Getters and setters is a really nice idea but may incur a time penalty for the function calls. In an interrupt routine (probably calling the 'setter'), the delay may be objectionable.
Yes, but I think you didn't quite get my point/approach. I'm not advocating putting a bunch of globals in ONE file with getters and setters for everyone else as someone else suggested. I would actually find this almost as spaghetti-like as the direct externing of globals... I'm saying to make things truly modular.
What it means here is that typically, I would declare (as static volatile) the variable in question in the same source file where the ISR lies, and every other function that has to have fast and direct access to the variable.
No time penalty. Try and make all time-critical functions related to this within the same scope, while keeping a modular logic. In the OP's case, a "timer" module handling all tasks related to the timer for instance: ISR, resetting the counter, and anything else around it (possibly functions that convert the counter to a scaled time value if needed, etc.)
Getters and setters is a really nice idea but may incur a time penalty for the function calls. In an interrupt routine (probably calling the 'setter'), the delay may be objectionable.
Of course there is also a delay for the 'getter' call. Whether it matters depends on the application.
Getters or special setters (like a counter reset) would be for the "outside" world and less time-critical uses. So as said above, try and think of all the time-critical uses and keep that inside one module.
For instance, for a timer counter like in the simple OP's example. Some overhead in the getter is no problem here as long as you can guarantee that the getter's overhead is less than the period between two interrupt calls. Which will be very often the case. In many cases, if a getter's overhead is unacceptable, that usually means that the logical and maybe only option would be to perform the given task that reads the variable inside of the ISR anyway...
Of course as I said, you don't have to stubbornly follow this way of doing things in particular cases where directly accessing the variable would still be the only option. There may be cases obviously where this modularity makes things awkward. Common sense always helps.
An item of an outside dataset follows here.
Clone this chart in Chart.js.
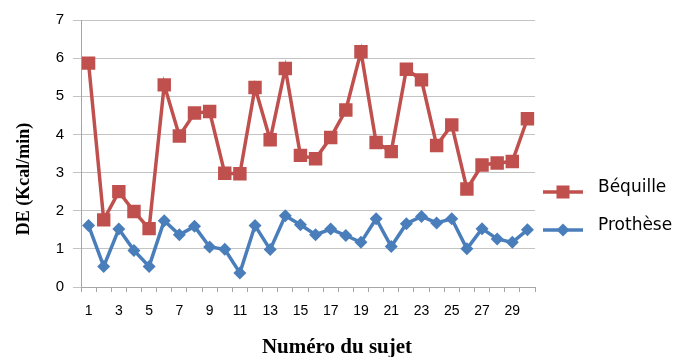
<!DOCTYPE html>
<html>
<head>
<meta charset="utf-8">
<script src="https://cdn.jsdelivr.net/npm/chart.js@4.4.1/dist/chart.umd.min.js"></script>
<style>
  html, body { margin: 0; padding: 0; background: #ffffff; }
  canvas { display: block; }
</style>
</head>
<body>
<canvas id="c" width="692" height="357"></canvas>
<script>
// Subject numbers (x categories)
const categories = ['1','2','3','4','5','6','7','8','9','10','11','12','13','14','15',
                    '16','17','18','19','20','21','22','23','24','25','26','27','28','29','30'];
// Energy expenditure (kcal/min) per subject
const bequille = [5.87, 1.76, 2.50, 1.98, 1.53, 5.30, 3.96, 4.56, 4.60, 2.98,
                  2.97, 5.23, 3.86, 5.73, 3.45, 3.36, 3.92, 4.64, 6.17, 3.79,
                  3.55, 5.71, 5.43, 3.71, 4.25, 2.57, 3.20, 3.25, 3.29, 4.41];
const prothese = [1.61, 0.54, 1.52, 0.96, 0.54, 1.74, 1.37, 1.59, 1.05, 0.99,
                  0.37, 1.61, 0.98, 1.87, 1.63, 1.37, 1.52, 1.35, 1.17, 1.79,
                  1.06, 1.66, 1.85, 1.68, 1.79, 1.00, 1.53, 1.26, 1.17, 1.50];
// Value axis ticks
const yTicks = [0, 1, 2, 3, 4, 5, 6, 7];
const seriesNames = ['Béquille', 'Prothèse'];
const xTitle = 'Numéro du sujet';
const yTitle = 'DE (Kcal/min)';

const RED = '#C0504D';
const BLUE = '#4A7EBB';

// Legend on the right: line segment with its marker, then the series name
const sideLegend = {
  id: 'sideLegend',
  afterDraw(chart) {
    const ctx = chart.ctx;
    const x0 = chart.chartArea.right + 8;
    const items = [
      { name: seriesNames[0], color: RED, shape: 'square', y: 192, ty: 188 },
      { name: seriesNames[1], color: BLUE, shape: 'diamond', y: 230, ty: 226 }
    ];
    ctx.save();
    items.forEach(it => {
      ctx.strokeStyle = it.color;
      ctx.lineWidth = 3.5;
      ctx.beginPath();
      ctx.moveTo(x0, it.y);
      ctx.lineTo(x0 + 40, it.y);
      ctx.stroke();
      ctx.fillStyle = it.color;
      const cx = x0 + 20;
      if (it.shape === 'square') {
        ctx.fillRect(cx - 6.5, it.y - 6.5, 13, 13);
      } else {
        ctx.beginPath();
        ctx.moveTo(cx, it.y - 6.5);
        ctx.lineTo(cx + 6.5, it.y);
        ctx.lineTo(cx, it.y + 6.5);
        ctx.lineTo(cx - 6.5, it.y);
        ctx.closePath();
        ctx.fill();
      }
      ctx.fillStyle = '#000000';
      ctx.font = '17px "DejaVu Sans"';
      ctx.textBaseline = 'middle';
      ctx.textAlign = 'left';
      ctx.fillText(it.name, x0 + 55, it.ty);
    });
    ctx.restore();
  }
};

// Axis titles, placed independently of the plot area centre
const axisTitles = {
  id: 'axisTitles',
  afterDraw(chart) {
    const ctx = chart.ctx;
    ctx.save();
    ctx.fillStyle = '#000000';
    ctx.textAlign = 'center';
    ctx.textBaseline = 'alphabetic';
    ctx.font = 'bold 21px "Liberation Serif"';
    ctx.fillText(xTitle, 337, 353);
    ctx.translate(24, 179);
    ctx.rotate(-Math.PI / 2);
    ctx.textBaseline = 'middle';
    ctx.font = 'bold 18px "Liberation Serif"';
    ctx.fillText(yTitle, 0, 0);
    ctx.restore();
  }
};

new Chart(document.getElementById('c'), {
  type: 'line',
  data: {
    labels: categories,
    datasets: [
      {
        label: seriesNames[0],
        data: bequille,
        borderColor: RED,
        backgroundColor: RED,
        borderWidth: 3.5,
        pointStyle: 'rect',
        pointRadius: 9.5,
        pointHoverRadius: 9.5,
        pointBorderWidth: 0,
        pointBackgroundColor: RED,
        tension: 0
      },
      {
        label: seriesNames[1],
        data: prothese,
        borderColor: BLUE,
        backgroundColor: BLUE,
        borderWidth: 3.5,
        pointStyle: 'rectRot',
        pointRadius: 6.5,
        pointHoverRadius: 6.5,
        pointBorderWidth: 0,
        pointBackgroundColor: BLUE,
        tension: 0
      }
    ]
  },
  options: {
    responsive: false,
    animation: false,
    devicePixelRatio: 1,
    layout: { padding: { top: 20, right: 157, bottom: 0, left: 0 } },
    plugins: { legend: { display: false }, tooltip: { enabled: false } },
    scales: {
      x: {
        type: 'category',
        offset: true,
        afterFit(scale) { scale.height = 70; },
        grid: {
          offset: true,
          drawOnChartArea: false,
          drawTicks: true,
          tickLength: 5,
          color: '#a6a6a6'
        },
        border: { display: true, color: '#a6a6a6', width: 1 },
        ticks: {
          autoSkip: false,
          maxRotation: 0,
          padding: 11,
          color: '#000000',
          font: { family: '"Liberation Sans"', size: 14 },
          callback(value, index) { return index % 2 === 0 ? categories[index] : ''; }
        },
        title: { display: false }
      },
      y: {
        min: 0,
        max: 7,
        afterFit(scale) { scale.width = 81; },
        afterBuildTicks(scale) { scale.ticks = yTicks.map(v => ({ value: v })); },
        grid: {
          color: '#c4c4c4',
          lineWidth: 1,
          tickLength: 8,
          drawTicks: true
        },
        border: { display: true, color: '#a6a6a6', width: 1 },
        ticks: {
          padding: 9,
          color: '#000000',
          font: { family: '"Liberation Sans"', size: 15 }
        },
        title: { display: false }
      }
    }
  },
  plugins: [sideLegend, axisTitles]
});
</script>
</body>
</html>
Or, we can declare the functions as 'inline' and eliminate the overhead of the function call. This look appealing! We get the benefit of using getters and setters with no overhead for function call/return.
Yes, you can do that.
I think it has been mentioned earlier in the thread (didn't read it all again), some have suggested that inlining may occur even without declaring functions as "inline". If in separate source files, I wouldn't count on that in the general case. I think this would lie in the "LTO" category (link-time optimizations), and depending on the compiler, that may or may not be available, may or may not handle inlining by itself, and may or may not require a special extra compiler option to be enabled.